After wrestling unproductively with the code behind the Non Partisan Canadians blog aggregator, I was pleasantly surprised when everything fell into place quite by accident. Some bloggers had complained that their posts were not appearing on this page, and the problem, it seems, comes down to the software’s inability to cope with a space placed before one of the variables.
Or something like that.
Whatever the case, the Blogging Alliance of Non Partisan Canadians is now a proper free-for-all, with nobody being left out (except for Andrew Spicer, until he fixes his RSS feed.
Now if only I can get my software to produce an RSS feed…
Speaking of RSS feeds, who here is still using my RSS 1.0 feed to grab the latest items on this website? It’s the one with the URL ending index.rdf. Could you migrate to my RSS 2.0 feed (index.xml)? I would like to eliminate the 1.0 feed and save a little pressure on my server.

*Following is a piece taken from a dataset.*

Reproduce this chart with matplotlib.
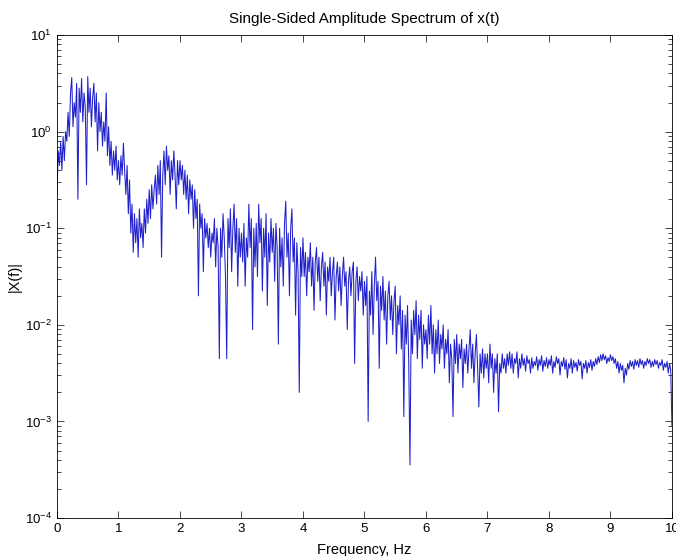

The very anti-Bush Jack Cluth of the People’s Republic of Seabrook is still happy to call a spade a spade over Russian loon Vladimir Zhirinovsky’s mysogenistic remarks about Secretary of State Condoleezza Rice. I especially loved Jack’s take on the situation:
Vladimir Zhirinovsky seems to have pronounced difficulties with a brilliant African-American woman who speaks fluent Russian and could probably drink him under the table.
Well said, Jack. Well said!
Oh, cool! The blog Kids Lit is reporting that Sam Raimi, director of the Evil Dead flicks and, more recently, the Spiderman movies, is set to direct an adaptation of Terry Pratchet’s Wee Free Men (link here).
Wee Free Men is a delightful book, which I reviewed here.
The same blog also points to a Sci Fi Wire report mentioning that Warner Brothers have acquired the movie rights to Maurice Sendak’s Where the Wild Things Are. Why do I get the sense that we’re facing impending doom to the level of Mike Myers’ Cat in the Hat?
Repeat after me: you can’t adapt picture books! You can’t adapt picture books! You can’t adapt picture books!
Seems the Cylons of the new Battlestar Galactica have taken some collateral damage. Look here for photographic evidence (Link courtesy Moses Moore and Blake Winton.
What Will I be Blogging About on January 24th?
Antonia Zerbisias wonders at the state of the Canadian blogosphere after the election, which the Tories could well have won. She wonders how long the various right-wing bloggers will be in their state of euphoria. Will they take credit for their party’s victory, and then turn their fangs on the mainstream media? Or will they, as Jay Currie speculates, break into their red Tory / libertarian / social conservative components and engage in a civil war? Or will they turn on Harper if he fails to live up to heightened expectations?
And what of the LibLoggers, the Blogging NDP and the Progressives? Will they ramp up the criticism as they take on the mantle of blogging opposition?
Well, I don’t know about you, but on January 24, I’ll probably be hard at work calculating the results of the Bow. James Bow Election Pool (make your second round predictions here, but after that, I will continue to do what I’ve always done: write what comes to my head, in order to keep my fingers loose and my mind limber. I’ll probably also be talking incessantly about preparations for the release of The Unwritten Girl.
And, frankly, I think that’s how the blogosphere is going to continue.
Antonia’s post illustrates a conceit held by many Canadian political bloggers: that political blogs are the sum total of the Canadian blogosphere. And nothing can be further from the truth.
Consider: will Brett Lamb be blogging any differently after a Conservative victory? I’m betting Spacing’s Wire will continue to be hard at work focusing on Toronto issues. The election that will get far more play on that blog will be the municipal one this coming November. And what about Jordon Cooper? After all, God takes no side in politics.
Even though most Canadians who can vote do vote, most Canadians aren’t nearly as political as we junkies of the political blogosphere. And many Canadians with blogs are just the same. While I’m sure interesting things will happen in the months ahead for all of the political blogging associations (I’m sure the Non Partisan Canadians will be as fascinating a read as ever), we mustn’t get ahead of ourselves. Our influence is largely illusionary. We only get a fraction of the attention from regular Canadians that the mainstream media gets, and at best the blogosphere’s influence has been to allow stories to incubate (as in the case of the Income Trust scandal).
We shouldn’t forget that we remain in an echo chamber. A more diverse echo chamber than the fractured American political blogosphere, but an echo chamber nonetheless, preaching only to the people who care, and not to most of the people who go out and vote. We will have hundreds of fascinating conversations within our community. And the wider blogosphere, just like the rest of Canada, will drink their coffee and dunk their donuts and continue with their actual lives.